Understanding the History of Ancient Israel

Abstract

Classical History: A Sketch, with Three Artefacts

Professor T. P. Wiseman, FBA, University of Exeter

This paper has two modest aims. The first is to offer a reminder of the chronological range of Greco-Roman history, and the nature of the main narrative sources - Herodotus, Thucydides, Livy, Tacitus. The second is to present three brief case-studies of how archaeological evidence has been used in relation to what the narrative sources tell us: the artefacts in question are a gold mask from Mycenae, an archaic inscription from near Rome, and a gold locket condemned in the nineteenth century as a forgery.

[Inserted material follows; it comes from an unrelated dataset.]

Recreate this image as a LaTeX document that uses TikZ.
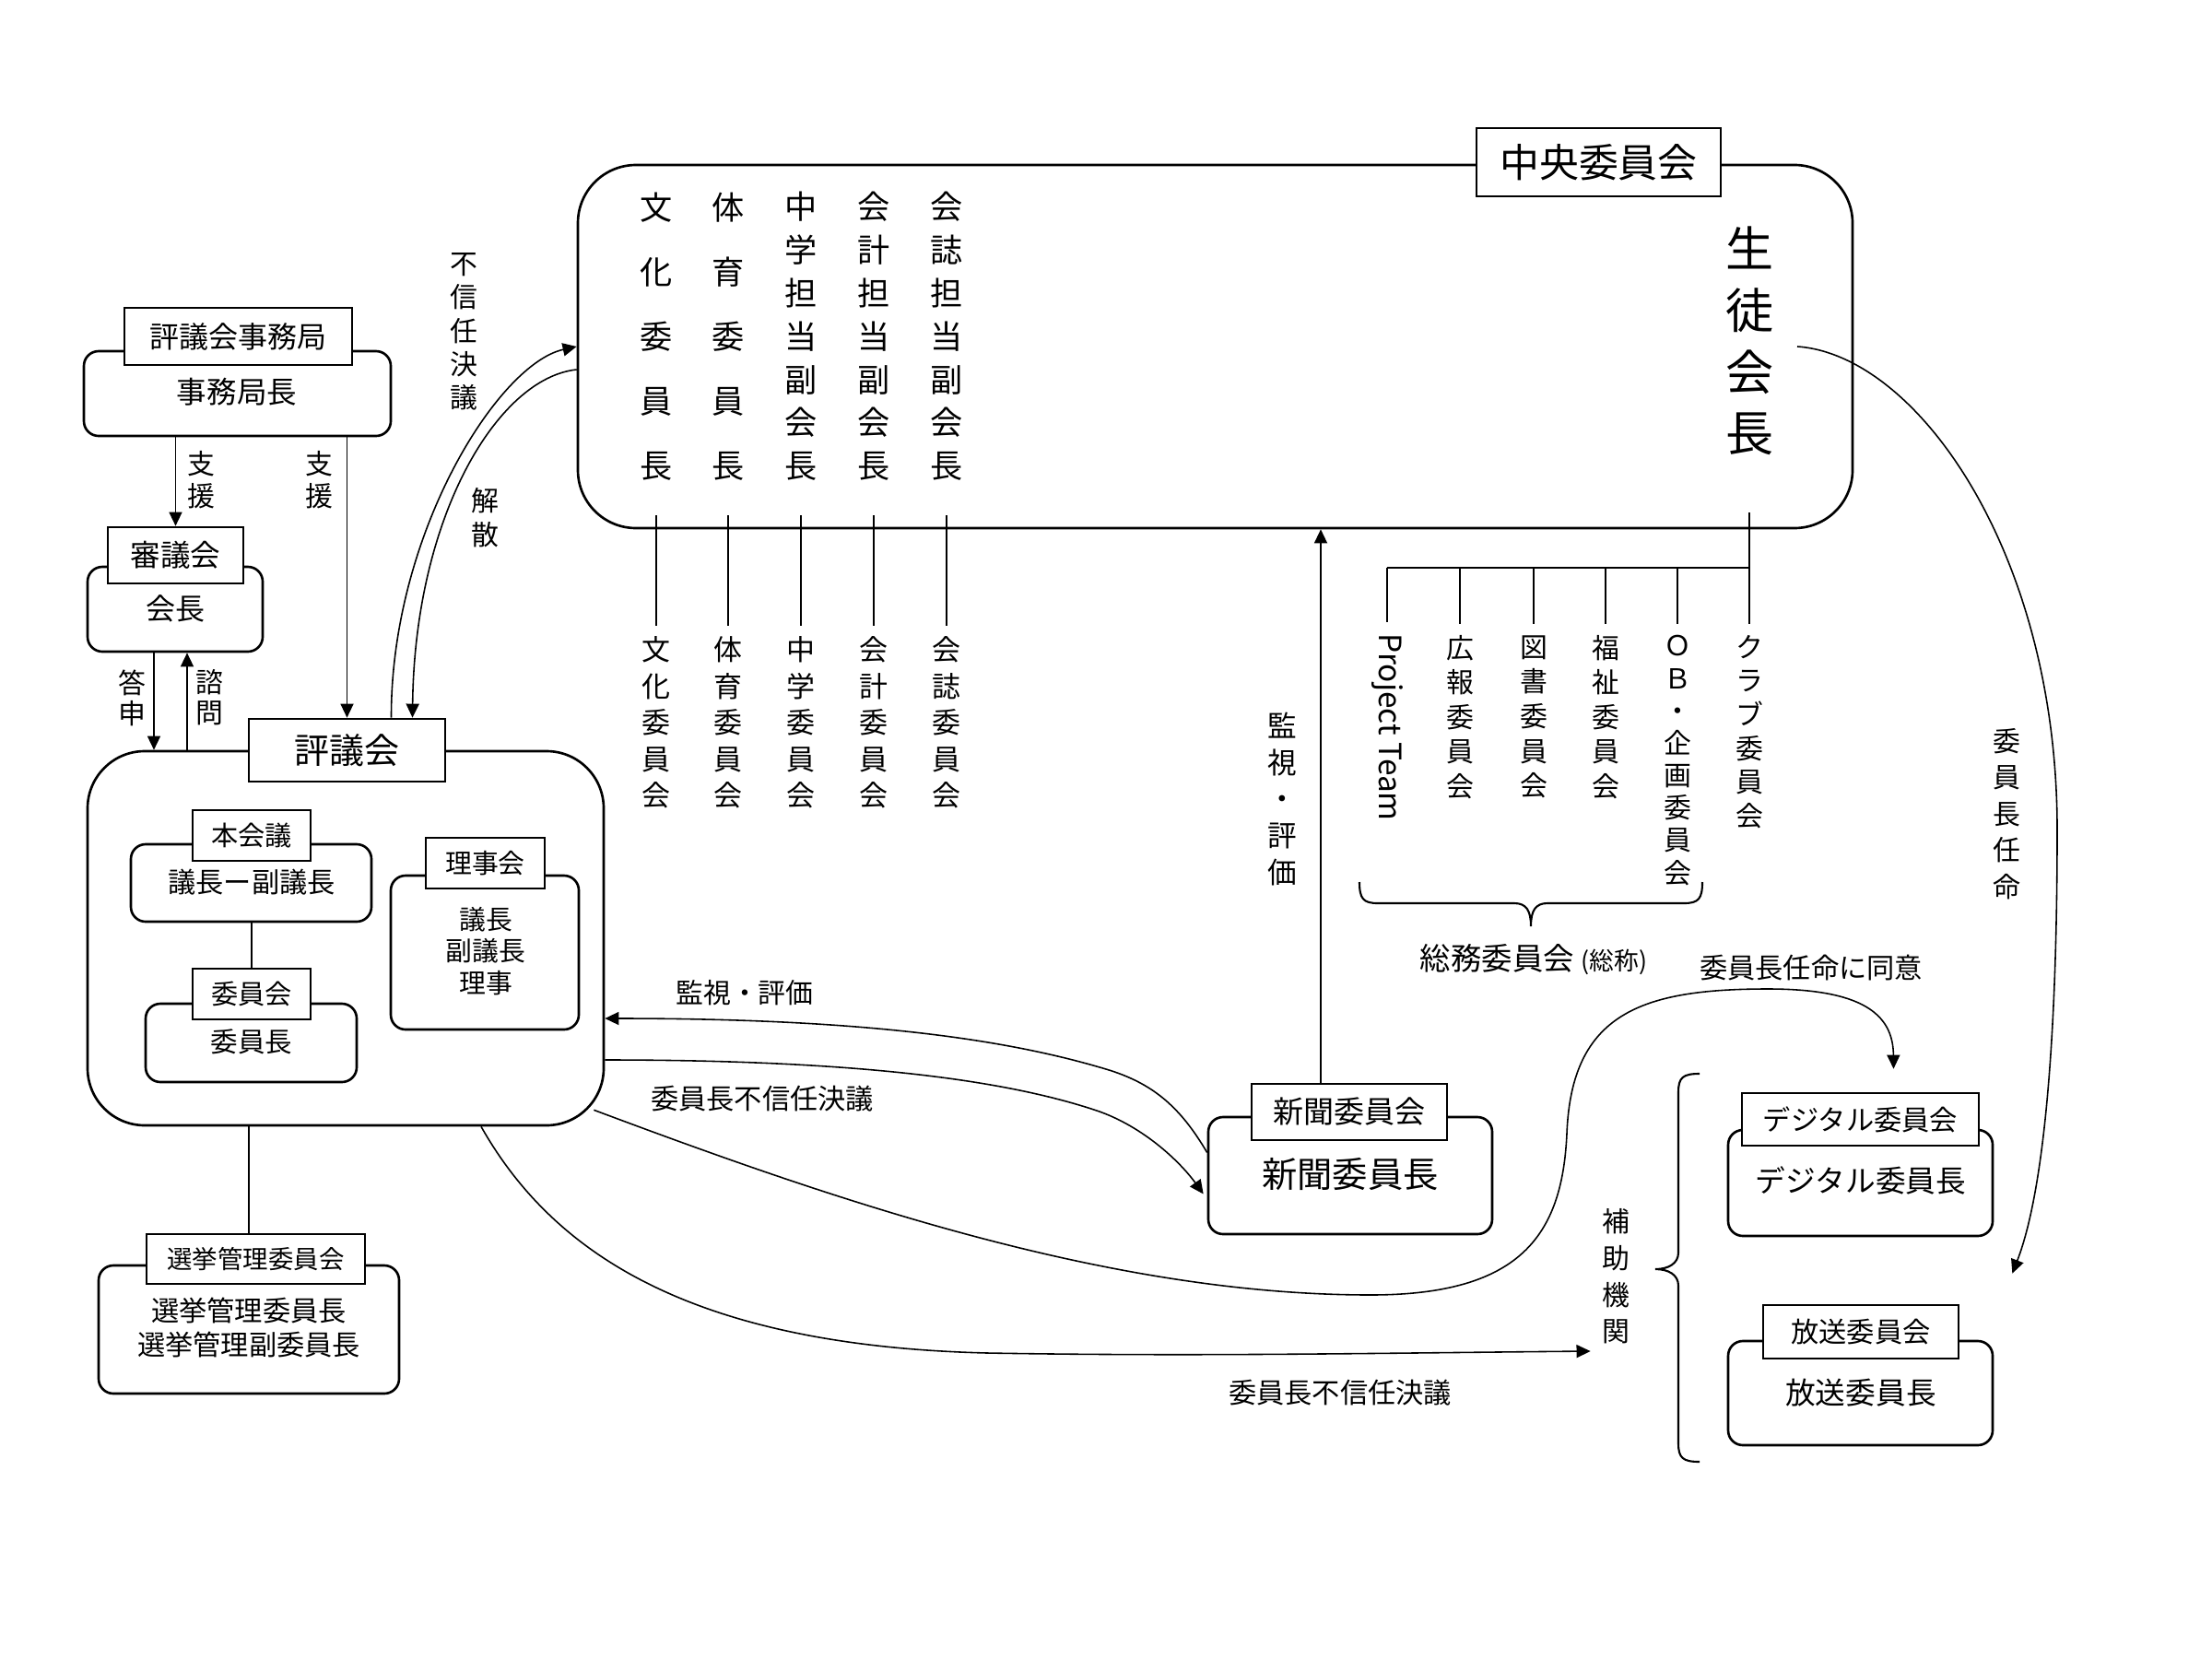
\documentclass[tikz,border=0pt]{standalone}
\usepackage{fontspec}
\setmainfont{Noto Sans CJK JP}
\usetikzlibrary{arrows.meta,fit,calc}
\newcommand\fsz[2]{\fontsize{#1pt}{#2pt}\selectfont}
\begin{document}
\begin{tikzpicture}[x=0.01cm,y=-0.01cm,
  rbox/.style={draw,line width=0.75pt,rounded corners=0.16cm,inner sep=0pt},
  bigbox/.style={rbox,rounded corners=0.63cm},
  tabbox/.style={draw,fill=white,line width=0.75pt,inner sep=0pt},
  conn/.style={line width=0.45pt},
  arr/.style={conn,-{Triangle[length=4.3pt,width=4pt]}},
  stem/.style={line width=0.7pt},
  vtext/.style={align=center},
]
\fill[white] (0,0) rectangle (2400,1800);
\useasboundingbox (0,0) rectangle (2400,1800);

% ---------- 評議会事務局 ----------
\node[rbox,fit={(91,381) (424,473)}] (jimu) {};
\node[tabbox,fit={(135,334) (382,396)}] (jimuL) {};
\node[font=\fsz{9.1}{11}] (jimuLT) at (jimuL) {評議会事務局};
\node[font=\fsz{9.25}{11}] (jimuT) at (257,425) {事務局長};

% ---------- 審議会 ----------
\node[rbox,fit={(95,615) (285,707)}] (shingi) {};
\node[tabbox,fit={(117,572) (264,633)}] (shingiL) {};
\node[font=\fsz{9.25}{11}] (shingiLT) at (shingiL) {審議会};
\node[font=\fsz{9.1}{11}] (shingiT) at (190,660) {会長};

% ---------- 評議会 ----------
\node[bigbox,rounded corners=0.62cm,fit={(95,815) (655,1221)}] (hyogi) {};
\node[tabbox,fit={(270,780) (483,848)}] (hyogiL) {};
\node[font=\fsz{10.8}{13}] (hyogiLT) at (hyogiL) {評議会};

\node[rbox,fit={(142,916) (403,1000)}] (honkai) {};
\node[tabbox,fit={(209,879) (337,934)}] (honkaiL) {};
\node[font=\fsz{8.3}{10}] (honkaiLT) at (honkaiL) {本会議};
\node[font=\fsz{8.6}{10}] (honkaiT) at (273,957) {議長ー副議長};

\node[rbox,fit={(158,1089) (387,1174)}] (iin) {};
\node[tabbox,fit={(209,1051) (337,1106)}] (iinL) {};
\node[font=\fsz{8.3}{10}] (iinLT) at (iinL) {委員会};
\node[font=\fsz{8.4}{10}] (iinT) at (273,1130) {委員長};
\draw[conn] (honkai.south -| honkaiL) -- (iinL.north);

\node[rbox,fit={(424,950) (628,1117)}] (riji) {};
\node[tabbox,fit={(462,909) (591,964)}] (rijiL) {};
\node[font=\fsz{8.2}{10}] (rijiLT) at (rijiL) {理事会};
\node[vtext,font=\fsz{8.2}{9.7}] (rijiT) at (527,1032) {議長\\副議長\\理事};

% ---------- 選挙管理委員会 ----------
\node[rbox,fit={(107,1373) (433,1512)}] (senkyo) {};
\node[tabbox,fit={(159,1339) (396,1393)}] (senkyoL) {};
\node[font=\fsz{7.8}{9}] (senkyoLT) at (senkyoL) {選挙管理委員会};
\node[vtext,font=\fsz{8.6}{10.5}] (senkyoT) at (270,1440) {選挙管理委員長\\選挙管理副委員長};
\draw[stem] (hyogi.south -| senkyo) -- (senkyo |- senkyoL.north);

% ---------- 支援・答申・諮問 ----------
\draw[arr] (shingiL.north |- jimu.south) -- (shingiL.north);
\draw[arr] (hyogiL.north |- jimu.south) -- (hyogiL.north);
\coordinate (toX) at (167,0);
\coordinate (shiX) at (203,0);
\draw[arr] (toX |- shingi.south) -- (toX |- hyogi.north);
\draw[arr] (shiX |- hyogi.north) -- (shiX |- shingi.south);
\node[vtext,font=\fsz{8.5}{10}] (shienA) at (218,521) {支\\援};
\node[vtext,font=\fsz{8.5}{10}] (shienB) at (346,521) {支\\援};
\node[vtext,font=\fsz{8.5}{9.4}] (toshinV) at (143,757) {答\\申};
\node[vtext,font=\fsz{8.5}{9.4}] (shimonV) at (227,757) {諮\\問};

% ---------- 中央委員会 ----------
\node[bigbox,fit={(627,179) (2010,573)}] (central) {};
\node[tabbox,fit={(1602,139) (1867,213)}] (centralL) {};
\node[font=\fsz{12.2}{14}] (centralLT) at (centralL) {中央委員会};
\node[vtext,font=\fsz{10}{19.9}] (bunkaC) at (712,365) {文\\化\\委\\員\\長};
\node[vtext,font=\fsz{10}{19.9}] (taiikuC) at (790,365) {体\\育\\委\\員\\長};
\node[vtext,font=\fsz{10}{13.3}] (chugakuC) at (869,365) {中\\学\\担\\当\\副\\会\\長};
\node[vtext,font=\fsz{10}{13.3}] (kaikeiC) at (948,365) {会\\計\\担\\当\\副\\会\\長};
\node[vtext,font=\fsz{10}{13.3}] (kaishiC) at (1027,365) {会\\誌\\担\\当\\副\\会\\長};
\node[vtext,font=\fsz{14.8}{19}] (seito) at (1898,370) {生\\徒\\会\\長};

% committees under the vice presidents
\node[vtext,font=\fsz{8.8}{11.2}] (bunkaL) at (712,784) {文\\化\\委\\員\\会};
\node[vtext,font=\fsz{8.8}{11.2}] (taiikuL) at (790,784) {体\\育\\委\\員\\会};
\node[vtext,font=\fsz{8.8}{11.2}] (chugakuL) at (869,784) {中\\学\\委\\員\\会};
\node[vtext,font=\fsz{8.8}{11.2}] (kaikeiL) at (948,784) {会\\計\\委\\員\\会};
\node[vtext,font=\fsz{8.8}{11.2}] (kaishiL) at (1027,784) {会\\誌\\委\\員\\会};
\foreach \n in {bunkaL,taiikuL,chugakuL,kaikeiL,kaishiL}
  \draw[stem] ($(central.south -| \n)+(0,-15)$) -- (\n.north);

% committees under the president
\coordinate (bus) at (1898,616);
\node[rotate=-90,font=\fsz{9.5}{11}] (ptL) at (1505,789) {Project Team};
\node[vtext,font=\fsz{8.5}{10.7}] (kohoL) at (1584,778) {広\\報\\委\\員\\会};
\node[vtext,font=\fsz{8.5}{10.7}] (toshoL) at (1664,778) {図\\書\\委\\員\\会};
\node[vtext,font=\fsz{8.5}{10.7}] (fukushiL) at (1742,778) {福\\祉\\委\\員\\会};
\node[vtext,font=\fsz{8.5}{10}] (obL) at (1820,825) {Ｏ\\Ｂ\\・\\企\\画\\委\\員\\会};
\node[vtext,font=\fsz{8.5}{10.4}] (clubL) at (1898,794) {ク\\ラ\\ブ\\委\\員\\会};
\draw[stem] ($(central.south -| seito)+(0,-18)$) -- (clubL.north);
\draw[stem] (ptL |- bus) -- (bus);
\draw[stem] (ptL |- bus) -- (ptL.west);
\foreach \n in {kohoL,toshoL,fukushiL,obL} \draw[stem] (\n |- bus) -- (\n.north);

% brace: 総務委員会
\draw[line width=0.6pt] (1475,957) .. controls (1475,975) and (1479,980) .. (1495,980) -- (1643,980) .. controls (1656,980) and (1661,988) .. (1661,1005) .. controls (1661,988) and (1666,980) .. (1679,980) -- (1827,980) .. controls (1843,980) and (1847,975) .. (1847,957);
\node[font=\fsz{9.5}{11}] (somu) at (1664,1041) {総務委員会 {\fsz{7.6}{9}(総称)}};

% ---------- 新聞委員会 ----------
\node[rbox,fit={(1311,1212) (1619,1339)}] (shinbun) {};
\node[tabbox,fit={(1358,1176) (1570,1237)}] (shinbunL) {};
\node[font=\fsz{9.4}{11}] (shinbunLT) at (shinbunL) {新聞委員会};
\node[font=\fsz{10.9}{13}] (shinbunT) at (1465,1274) {新聞委員長};
\coordinate (kx) at (1433,0);
\draw[arr] (kx |- shinbunL.north) -- (kx |- central.south);
\node[vtext,font=\fsz{9}{11.3}] (kanshiV) at (1391,867) {監\\視\\・\\評\\価};

% ---------- 補助機関 ----------
\node[rbox,fit={(1875,1226) (2162,1341)}] (digi) {};
\node[tabbox,fit={(1890,1186) (2147,1243)}] (digiL) {};
\node[font=\fsz{8.6}{10}] (digiLT) at (digiL) {デジタル委員会};
\node[font=\fsz{9.3}{11}] (digiT) at (2019,1281) {デジタル委員長};
\node[rbox,fit={(1875,1455) (2162,1568)}] (hoso) {};
\node[tabbox,fit={(1913,1416) (2125,1474)}] (hosoL) {};
\node[font=\fsz{8.6}{10}] (hosoLT) at (hosoL) {放送委員会};
\node[font=\fsz{9.3}{11}] (hosoT) at (2019,1511) {放送委員長};

\draw[line width=0.6pt] (1844,1165) .. controls (1826,1165) and (1821,1169) .. (1821,1185) -- (1821,1359) .. controls (1821,1371) and (1810,1377) .. (1796,1377) .. controls (1810,1377) and (1821,1383) .. (1821,1395) -- (1821,1566) .. controls (1821,1582) and (1826,1586) .. (1844,1586);
\node[vtext,font=\fsz{8.5}{11.3}] (hojo) at (1753,1385) {補\\助\\機\\関};

% ---------- connectors ----------
% 不信任決議 / 解散
\draw[arr] ($(hyogiL.north)+(48,0)$) .. controls (424,580) and (540,395) .. (central.west);
\draw[arr] ($(central.west)+(0,25)$) .. controls (540,410) and (450,560) .. ($(hyogiL.north)+(71,0)$);
\node[vtext,font=\fsz{8.5}{10.3}] (fushinV) at (503,360) {不\\信\\任\\決\\議};
\node[vtext,font=\fsz{8.5}{10.5}] (kaisanV) at (526,562) {解\\散};

% 監視・評価 and 委員長不信任決議 between 評議会 and 新聞委員会
\draw[arr] ($(shinbun.west)+(0,-25)$) .. controls (1280,1200) and (1250,1175) .. (1200,1160) .. controls (1100,1130) and (950,1105) .. ($(hyogi.east)+(0,87)$);
\draw[arr] ($(hyogi.east)+(0,132)$) .. controls (950,1150) and (1100,1175) .. (1190,1205) .. controls (1240,1222) and (1280,1260) .. ($(shinbun.west)+(-4,20)$);
\node[font=\fsz{8.5}{10}] (kanshiH) at (808,1077) {監視・評価};
\node[font=\fsz{8.6}{10}] (fushinH) at (827,1192) {委員長不信任決議};

% 委員長任命に同意
\draw[arr] ($(hyogi.south east)+(-12,-18)$) .. controls (900,1300) and (1200,1405) .. (1487,1405) .. controls (1650,1405) and (1695,1340) .. (1700,1230) .. controls (1705,1100) and (1780,1073) .. (1918,1073) .. controls (2020,1073) and (2054,1100) .. ($(digiL.north)+(36,-25)$);
\node[font=\fsz{8.6}{10}] (doiT) at (1965,1050) {委員長任命に同意};

% 委員長不信任決議 to 補助機関
\draw[arr] ($(hyogi.south)+(147,0)$) .. controls (600,1360) and (750,1460) .. (1071,1468) .. controls (1300,1472) and (1500,1468) .. ($(hojo.west)+(0,81)$);
\node[font=\fsz{8.6}{10}] (fushinB) at (1454,1511) {委員長不信任決議};

% 委員長任命
\draw[arr] ($(seito)+(52,6)$) .. controls (2080,385) and (2232,600) .. (2232,900) .. controls (2232,1150) and (2215,1300) .. ($(hosoL.north east)+(57,-33)$);
\node[vtext,font=\fsz{8.5}{11.2}] (ninmeiV) at (2177,883) {委\\員\\長\\任\\命};

\end{tikzpicture}
\end{document}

Inevitably, I can offer only a very superficial treatment of a huge subject. But I hope nevertheless that it may have some helpful analogies for historians of ancient Israel. The privileged texts of the classic authors are not privileged in quite the same way as those of the Bible, and the authors' circumstances and motives for writing are much more clearly understood. But the modern historian’s need to deal critically with them, and to avoid privileging what they say over other types of information, may be as acute in the case of ancient Israel as it is in that of 'classical antiquity'. What matters is that the 'will to believe' should be resisted, and inference from artefacts should not be prejudiced by what the texts may lead us to expect.